What I didn't manage to figure out, is what format I should be
aiming for, to meet your 800MB target. I presume H.264 or H.265,
but I don't know if there's something better. For talking head
videos, it's possible VP9 or Ogg/Theora might be better. For
action movies, a Hollywood codec might be better.

These are some examples of FFMPEG in action.

The first, uses the profile concept.

ffmpeg -i input.avi -target pal-dvd output.mpg

Or, you can go "nerd" and spell it out completely.

http://todayiwantedtoprogram.tumblr....vd-actually-do

ffmpeg -i input.avi -c:v mpeg2video -f dvd -s 720x576 -r 25
-pix_fmt yuv420p -g 15 -b:v 4100k -maxrate 8000000 -minrate 0
-bufsize 1835008 -packetsize 2048 -pass 1 -an -y NUL

ffmpeg -i input.avi -c:v mpeg2video -c:a ac3 -f dvd -s 720x576 -r 25
-pix_fmt yuv420p -g 15 -b:v 4100k -maxrate 8000000 -minrate 0
-bufsize 1835008 -packetsize 2048
-muxrate 10080000 -b:a 448000 -ar 48000 -pass 2 output.mpg

That's high-quality DVD preparation, using two passes. The first
pass computes the bandwidth required. The second pass reads the info file
passed by the first pass, and using the bandwidth data, it can plan
the Q (quality) setting as a function of time. This improves the
overall quality, so that explosions aren't full of macroblocks
or the like.

*******

These are examples of using the video SIP in a newer video card.
This is hardware accelerated transcoding.

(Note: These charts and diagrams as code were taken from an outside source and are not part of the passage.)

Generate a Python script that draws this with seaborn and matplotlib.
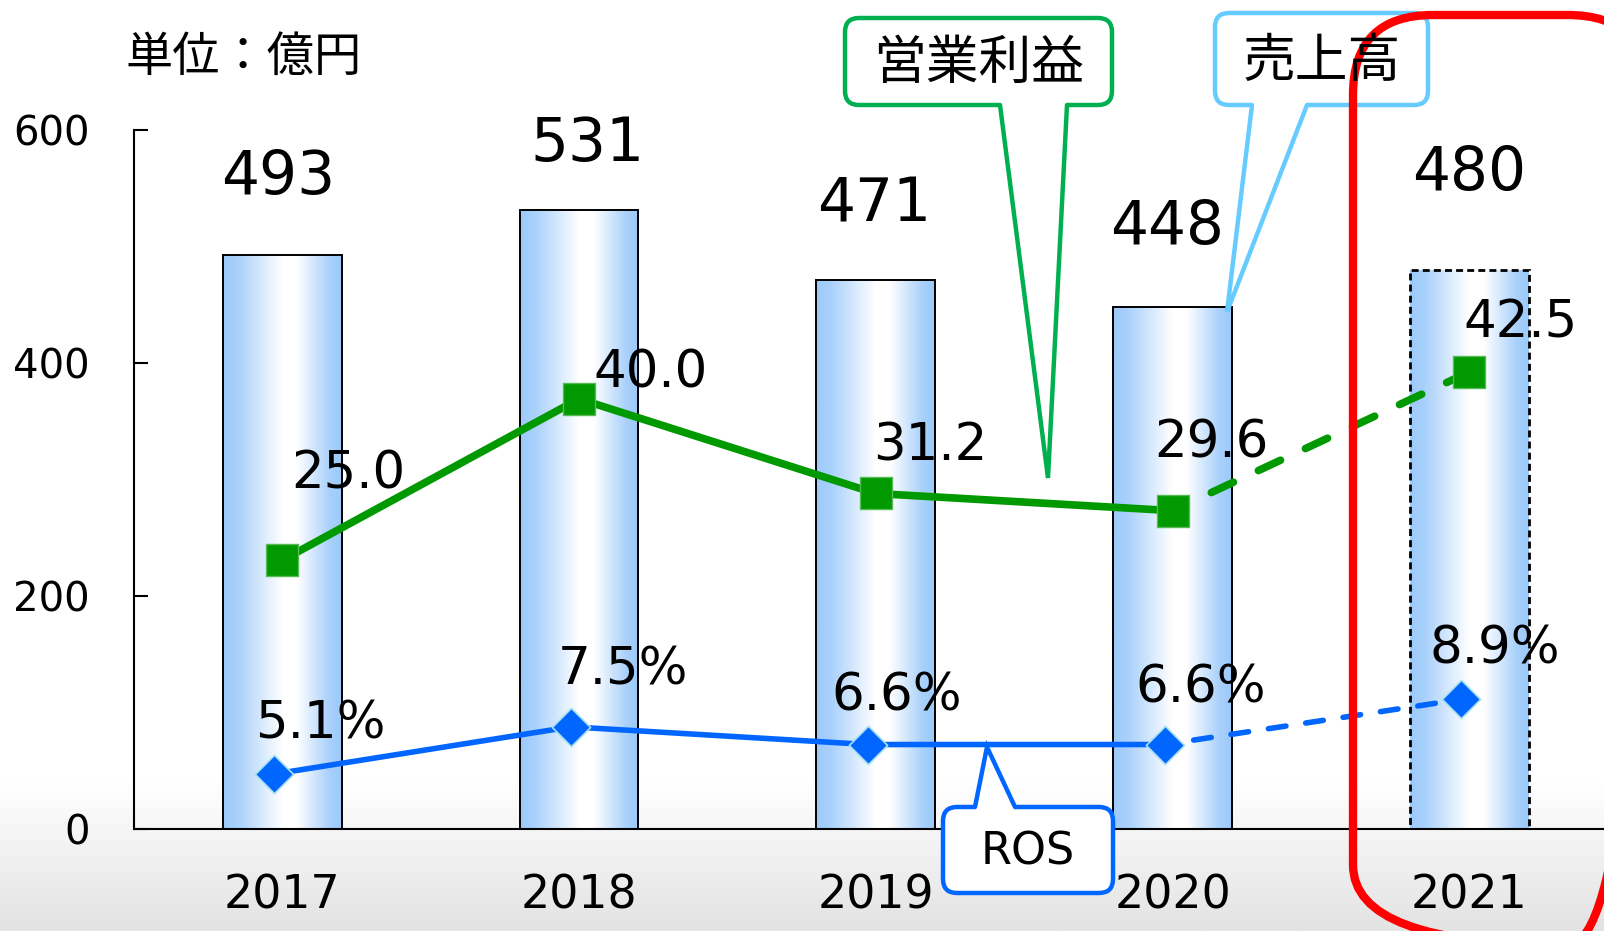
import numpy as np
import pandas as pd
import matplotlib
matplotlib.use('Agg')
import matplotlib.pyplot as plt
import matplotlib.transforms as mtransforms
from matplotlib.patches import FancyBboxPatch, Polygon
from matplotlib.colors import LinearSegmentedColormap
import seaborn as sns

# data
years = ['2017', '2018', '2019', '2020', '2021']
sales = [493, 531, 471, 448, 480]          # 売上高 (億円)
profit = [25.0, 40.0, 31.2, 29.6, 42.5]    # 営業利益 (億円)
ros = [5.1, 7.5, 6.6, 6.6, 8.9]            # ROS (%)
sales_labels = ['493', '531', '471', '448', '480']
profit_labels = ['25.0', '40.0', '31.2', '29.6', '42.5']
ros_labels = ['5.1%', '7.5%', '6.6%', '6.6%', '8.9%']

# label offsets in pixels (dx, dy) from the mark
sales_off = [(-4, 61), (8, 49), (-2, 59), (-5, 63), (0, 80)]
profit_off = [(66, 72), (71, 11), (54, 33), (39, 53), (51, 34)]
ros_off = [(46, 35), (52, 42), (29, 34), (36, 42), (34, 36)]

green = '#009900'
blue = '#0066FF'

sns.set_style('white')
plt.rcParams['font.family'] = ['DejaVu Sans', 'Noto Sans CJK JP']
plt.rcParams['text.color'] = 'black'
plt.rcParams['xtick.color'] = 'black'
plt.rcParams['ytick.color'] = 'black'
plt.rcParams['axes.labelcolor'] = 'black'
jp = ['Noto Sans CJK JP', 'DejaVu Sans']

W, H = 1604, 931
fig = plt.figure(figsize=(W / 100, H / 100), dpi=100)

# background: light grey fade at the bottom
bg = fig.add_axes([0, 0, 1, 1], zorder=0)
bg.set_xlim(0, 1)
bg.set_ylim(0, 1)
bg.axis('off')
fade = LinearSegmentedColormap.from_list('fade', ['#ffffff', '#e3e3e3'])
bg.imshow(np.linspace(1, 0, 100).reshape(-1, 1), cmap=fade, aspect='auto',
          extent=(0, 1, 0, 150 / H), origin='lower')

# main axes (sales)
ax = fig.add_axes([134 / W, 1 - 829 / H, 1 - 134 / W, (829 - 130) / H], zorder=1)
ax.set_facecolor('none')
df = pd.DataFrame({'year': years, 'sales': sales, 'profit': profit, 'ros': ros,
                   'pos': np.arange(len(years))})

sns.barplot(data=df, x='year', y='sales', width=0.4, color='white',
            edgecolor='black', linewidth=1.4, ax=ax, zorder=2)

bar_cmap = LinearSegmentedColormap.from_list(
    'bar', [(0, '#9dcafb'), (0.12, '#a8d0fb'), (0.5, '#ffffff'), (0.62, '#ffffff'),
            (0.9, '#a8d0fb'), (1, '#9ccafa')])
grad = np.linspace(0, 1, 256).reshape(1, -1)
for i, p in enumerate(ax.patches):
    x0, w, h = p.get_x(), p.get_width(), p.get_height()
    p.set_facecolor('none')
    im = ax.imshow(grad, cmap=bar_cmap, aspect='auto',
                   extent=(x0, x0 + w, 0, h), zorder=1.5)
    im.set_clip_path(p)
    if i == len(years) - 1:
        p.set_linewidth(2)
        p.set_linestyle((0, (2.5, 1.5)))

ax.set_xlim(-0.5, 4.454)
ax.set_ylim(0, 600)
ax.set_yticks([0, 200, 400, 600])
ax.set_xlabel('')
ax.set_ylabel('')
for s in ['top', 'right']:
    ax.spines[s].set_visible(False)
for s in ['left', 'bottom']:
    ax.spines[s].set_linewidth(1.5)
    ax.spines[s].set_color('black')
ax.tick_params(axis='y', direction='in', length=10, width=1.5, labelsize=29, pad=32)
ax.tick_params(axis='x', length=0, labelsize=33, pad=32)

for i, lbl in enumerate(sales_labels):
    ax.annotate(lbl, xy=(i, sales[i]), xytext=sales_off[i], textcoords='offset pixels',
                ha='center', va='baseline', fontsize=43, zorder=5)

# operating profit (hidden secondary scale)
ax2 = ax.twinx()
ax2.set_ylim(0, 65.0)
ax2.set_axis_off()
sns.lineplot(x=df['pos'][:4], y=df['profit'][:4], ax=ax2, color=green, linewidth=5.5, zorder=3)
sns.lineplot(x=df['pos'][3:], y=df['profit'][3:], ax=ax2, color=green, linewidth=5.5,
             linestyle=(1.2, (3.2, 3.6)), dash_capstyle='round', zorder=3)
ax2.scatter(df['pos'], df['profit'], marker='s', s=560, color=green,
            edgecolor='#55bb55', linewidth=1, zorder=4)
for i, lbl in enumerate(profit_labels):
    ax2.annotate(lbl, xy=(i, profit[i]), xytext=profit_off[i], textcoords='offset pixels',
                 ha='center', va='baseline', fontsize=37, zorder=5)
ax2.set_ylim(0, 65.0)
ax2.set_xlim(-0.5, 4.454)

# ROS (hidden third scale)
ax3 = ax.twinx()
ax3.set_axis_off()
shift = mtransforms.offset_copy(ax3.transData, fig=fig, x=-8, y=0, units='dots')
sns.lineplot(x=df['pos'][:4], y=df['ros'][:4], ax=ax3, color=blue, linewidth=4,
             transform=shift, zorder=3)
sns.lineplot(x=df['pos'][3:], y=df['ros'][3:], ax=ax3, color=blue, linewidth=4,
             linestyle=(1.5, (3.2, 3.6)), dash_capstyle='round', transform=shift, zorder=3)
ax3.scatter(df['pos'], df['ros'], marker='D', s=380, color=blue,
            edgecolor='#a8e0f0', linewidth=1.2, transform=shift, zorder=4)
for i, lbl in enumerate(ros_labels):
    ax3.annotate(lbl, xy=(i, ros[i]), xytext=(ros_off[i][0] - 8, ros_off[i][1]),
                 textcoords='offset pixels', ha='center', va='baseline',
                 fontsize=37, zorder=5)
ax3.set_ylim(2.30, 37.88)
ax3.set_xlim(-0.5, 4.454)

# overlay in pixel coordinates for callouts and the highlight frame
ov = fig.add_axes([0, 0, 1, 1], zorder=5)
ov.axis('off')
ov.patch.set_visible(False)
ov.set_autoscale_on(False)
ov.set_xlim(0, W)
ov.set_ylim(H, 0)

ov.text(125, 58, '単位：億円', fontsize=34, family=jp, ha='left', va='center')


def callout(x0, y0, x1, y1, bl, br, tip, color, label, fam, fs, top=False):
    box = FancyBboxPatch((x0, y0), x1 - x0, y1 - y0,
                         boxstyle='round,pad=0,rounding_size=14',
                         fc='white', ec=color, lw=3.2, zorder=6)
    ov.add_patch(box)
    yb = y0 if top else y1
    inner = yb + 3 if top else yb - 3
    ov.add_patch(Polygon([(bl, inner), tip, (br, inner)], closed=True,
                         fc='white', ec='none', zorder=7))
    ov.plot([bl, tip[0], br], [yb, tip[1], yb], color=color, lw=3.2,
            solid_joinstyle='miter', zorder=8)
    ov.text((x0 + x1) / 2, (y0 + y1) / 2 + 2, label, family=fam, fontsize=fs,
            ha='center', va='center', zorder=9)


callout(845, 18, 1112, 105, 1000, 1067, (1048, 478), '#00B050', '営業利益', jp, 38)
callout(1215, 13, 1428, 105, 1252, 1307, (1227, 312), '#66CCFF', '売上高', jp, 38)
callout(943, 807, 1113, 893, 975, 1015, (987, 747), blue, 'ROS', ['DejaVu Sans'], 32, top=True)

ov.add_patch(FancyBboxPatch((1353, 15), 295, 930,
                            boxstyle='round,pad=0,rounding_size=80',
                            fc='none', ec='#FF0000', lw=6, zorder=6))

ov.set_xlim(0, W)
ov.set_ylim(H, 0)
fig.savefig('out.png', dpi=100)
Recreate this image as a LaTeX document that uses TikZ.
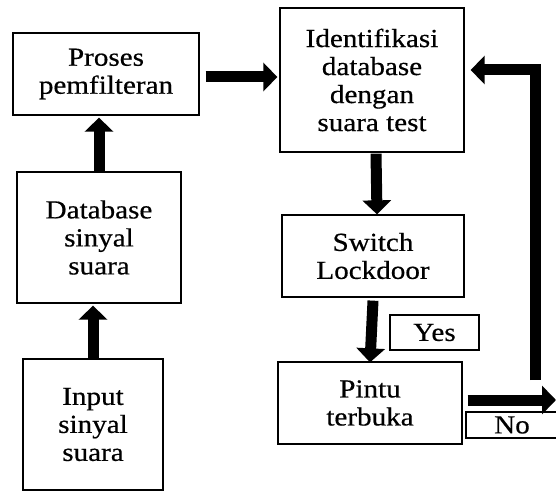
\documentclass[tikz,border=0pt]{standalone}
\usepackage{fontspec}
\setmainfont{Liberation Serif}[FakeStretch=1.12,FakeBold=0.5]
\usetikzlibrary{arrows.meta,positioning}
\tikzset{blok/.style={draw,line width=1.3pt,align=center,font=\fontsize{26}{28}\selectfont,inner sep=0pt}}
\tikzset{tebal/.style={-{Triangle[width=28pt,length=14pt]},line width=11pt,line join=miter}}
\tikzset{label box/.style={draw,line width=1.3pt,font=\fontsize{26}{26}\selectfont,inner sep=0pt}}

\begin{document}
\begin{tikzpicture}[x=1pt,y=-1pt]
\useasboundingbox (0,0) rectangle (556,492);
\node[blok,minimum width=186pt,minimum height=82pt] (proses) at (106,74) {Proses\\pemfilteran};
\node[blok,minimum width=184pt,minimum height=144pt] (ident) at (372,80) {Identifikasi\\database\\dengan\\suara test};
\node[blok,minimum width=164pt,minimum height=131pt] (db) at (99,237.5) {Database\\sinyal\\suara};
\node[blok,minimum width=140pt,minimum height=131pt] (input) at (93,424.5) {Input\\sinyal\\suara};
\node[blok,minimum width=182pt,minimum height=82pt] (switch) at (373,256) {Switch\\Lockdoor};
\node[blok,minimum width=184pt,minimum height=82pt] (pintu) at (370,403) {Pintu\\terbuka};
\node[label box,minimum width=89pt,minimum height=35pt] (yes) at (434.5,332.5) {Yes};
\node[label box,minimum width=92pt,minimum height=26pt] (no) at (512,425) {No};
\coordinate (noend) at (556,400);
\coordinate (balik) at (535,380);

\draw[tebal] ([yshift=-1pt]input.north) -- ([yshift=-2pt]db.south -| input.north);
\draw[tebal] (db.north) -- ([yshift=-2pt]proses.south -| db.north);
\draw[tebal] ([xshift=6pt,yshift=-3pt]proses.east) -- ([xshift=-2pt,yshift=-3pt]ident.west |- proses.east);
\draw[tebal] ([xshift=4pt,yshift=-1pt]ident.south) -- ([xshift=4pt]switch.north);
\draw[tebal] ([yshift=-3pt]switch.south) -- ([yshift=-1pt]pintu.north);
\draw[tebal] ([xshift=5pt,yshift=3pt]pintu.east) -- (noend);
\draw[tebal] (balik) |- ([xshift=6pt,yshift=10pt]ident.east);
\end{tikzpicture}
\end{document}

../ffmpeg -hwaccel nvdec -i "fedora.mkv" -y -acodec aac -vcodec h264_nvenc -crf 23 "output2.mp4"

# https://developer.nvidia.com/blog/nv...scoding-guide/
# preset slow is for quality

../ffmpeg -hwaccel cuvid -c:v h264_cuvid -i KEY01.mp4 -c:v nvenc_hevc -preset slow -c:a copy output.mp4

in GPU memory GPU decode GPU encode

The commands are from different generations. "acodec" is the old notation.
The "-c:a" is newer.

I can rewrite the last command. I want to stop using the video card. The first
command stores the video in GPU memory and uses the video card decoder to
decompress the KEY01.mp4 file. The second -c:v was for the encoding phase.
The command would be one pass. It's using *some* default profile, but I don't
know which one. So I don't know whether it's using 2 megabits/sec for the
target bitrate or not.

../ffmpeg -hwaccel cuvid -c:v h264_cuvid -i KEY01.mp4 -c:v nvenc_hevc -preset slow -c:a copy output.mp4
../ffmpeg -i KEY01.mp4 -c:v hevc -preset slow -c:a copy output.mp4

Using the commands though, and rework for Windows, I can dump just about
anything in there. I can read in an AVI container if I want, and
change just the video codec to HEVC before output into an MP4
container. The containers do not accept arbitrary CODEC choices,
and sometimes the tool will complain if you're doing something naughty.

ffmpeg.exe -i some.avi -c:v hevc -preset fast -c:a copy output.mp4

ffmpeg -h # dumps important command summaries
ffmpeg -codecs # shows names that should be used for codecs in commands.
# Like the hevc one I might have got wrong.
# The scrollback on WinXP isn't deep enough, so...

ffmpeg -codecs 2NUL | findstr hevc # dump just the hevc line in the info...

Summary: When GUI tools jerk you around, there is always FFMPEG.

It may take a lot of time to learn how to use, but it's
better than having Handbrake crash on you while doing a
default MP4. I don't mind software that crashes. I do
mind when there is no crash log that I can use to figure
out my mistake setting the controls.

Try out rwijnsma's build and see what you think of it.
I tested my Zeranoe collection, and so far only the 2014
one I've got, was in good shape on WinXP. The rest were missing
DLLs like bcrypt.dll on WinXP (it doesn't have one of those).